Frank Hayes (1901 – 4 June 1923) was an Irish horse trainer, stableman and jockey who, on 4 June 1923, at Belmont Park racetrack in Elmont, New York, won a steeplechase despite suffering a fatal heart attack in the latter part of the race.

== Biography and death ==
Hayes was 22 at the time of his death. He had never won a race before, as by profession he was not a jockey but a horse trainer and stableman. The horse, a 20:1 outsider called Sweet Kiss, was owned by Miss A. M. Frayling. Hayes died in the latter part of the race and his body remained in the saddle when Sweet Kiss crossed the finish line, winning by a head, making him the first, and so far only, jockey known to have won a race after death. Some theorized rapid weight loss contributed to his death.

== Aftermath ==
Hayes' death was not discovered until Miss Frayling and race officials came to congratulate him shortly after the race.

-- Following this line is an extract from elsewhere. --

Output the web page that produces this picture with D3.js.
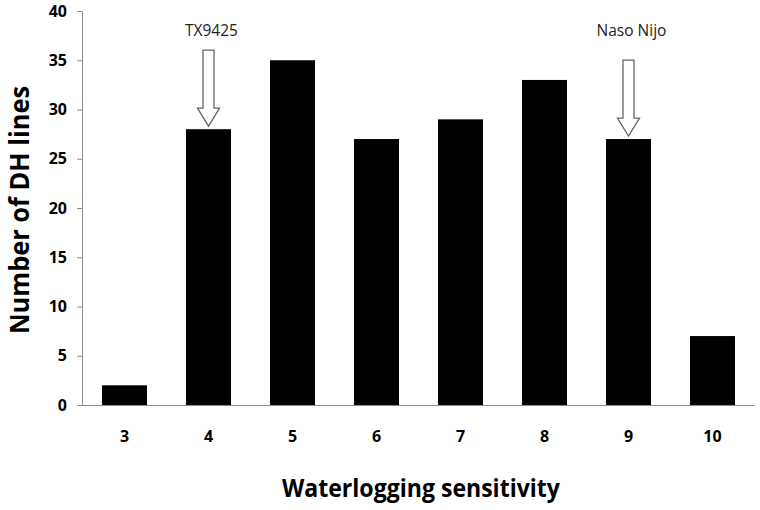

It was suggested that the fatal heart attack may have been brought on by Hayes' extreme efforts to meet the weight requirements, as a newspaper reported he had slimmed down from 142 lb to 130 lb in "the last few days". Sweet Kiss was reported to have cantered to a halt a further 100 yards from the finish line, when the "jockey slipped slowly over his mount's side, fell face downward and lay still."

After the discovery of Hayes' death, all further post-race formalities were waived by the Jockey Club, the result being declared official without the weighing in. Hayes was buried three days later, dressed in his racing silks at Holy Cross Cemetery in Brooklyn, New York City. The horse never raced again, and it is claimed that Sweet Kiss was nicknamed "Sweet Kiss of Death" for the rest of her life.